Why to learn Design Patterns 🤔 ?

“You don’t learn design patterns because books say so —

you feel their need when your code becomes a tangled mess.
Let’s look at how one extra feature request can turn clean code into chaos — and how a pattern can save you.”

💭 Start with a Real Developer’s Struggle

Let’s take a very relatable example from my Java or Flutter experience.
Imagine this situation 👇

🧩 Scenario: The “Spaghetti Code” Factory Problem

You’re building an eCommerce app.
At first, you only support Card Payments.

So, you write:

if (paymentType.equals("CARD")) {
    processCardPayment();
}

All good ✅
But later, you add:

• UPI Payment

• Wallet Payment

• Cash on Delivery

Your code becomes:

if (paymentType.equals("CARD")) {
    processCardPayment();
} else if (paymentType.equals("UPI")) {
    processUPIPayment();
} else if (paymentType.equals("WALLET")) {
    processWalletPayment();
} else if (paymentType.equals("COD")) {
    processCODPayment();
}

Looks okay?
Wait till the next requirement hits you…

“We need to add Crypto payment next week, and refund feature later.”

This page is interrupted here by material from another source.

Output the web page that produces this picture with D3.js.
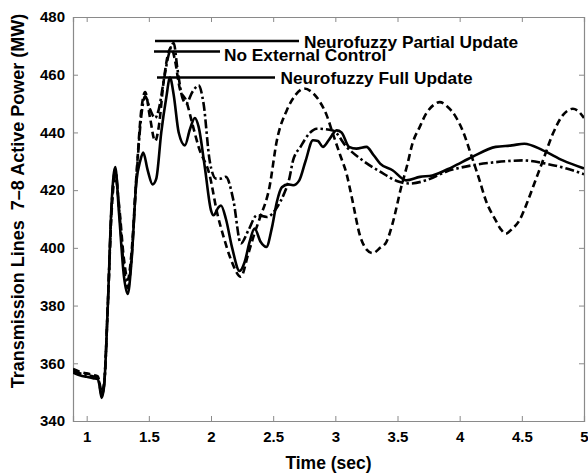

Now every time a new payment method comes, you’ll:

• Modify this code again 😩

• Risk breaking something else 😩

• Have to test everything again 😩

This is code that grows horizontally (more if-else) — it violates the Open/Closed Principle.
Your code is open for modification when it should be open for extension.

🧠 And here comes the realization…

You pause and think:

“Why can’t I just have a flexible system that lets me add new payment methods without touching the core logic?”

That’s when you realize you need a Design Pattern.

⚙️ Solution: Factory Method Pattern

You apply a Factory Method Pattern, which creates payment objects dynamically:

interface Payment {
    void process();
}

class CardPayment implements Payment {
    public void process() { System.out.println("Processing Card Payment"); }
}

class UPIPayment implements Payment {
    public void process() { System.out.println("Processing UPI Payment"); }
}

class PaymentFactory {
    public static Payment getPayment(String type) {
        return switch (type) {
            case "CARD" -> new CardPayment();
            case "UPI" -> new UPIPayment();
            default -> throw new IllegalArgumentException("Invalid payment type");
        };
    }
}

Now your main logic becomes:

Payment payment = PaymentFactory.getPayment("CARD");
payment.process();

If you add a new payment method tomorrow (like Crypto),
you create a new class, not change old ones.

✅ Code is extensible
✅ Clean and maintainable
✅ No repeated conditionals

🔥 Another Realistic Example: The Singleton Problem

Scenario:

You’re building a logging system in a backend app.
You notice that multiple parts of your app are writing to logs —
but different parts create their own logger objects.

You end up with:

• Multiple log files,

• Duplicate messages,

• Messy output.

Then you realize —
you actually only need one logging instance shared across the entire app.

That’s when you use a Singleton pattern.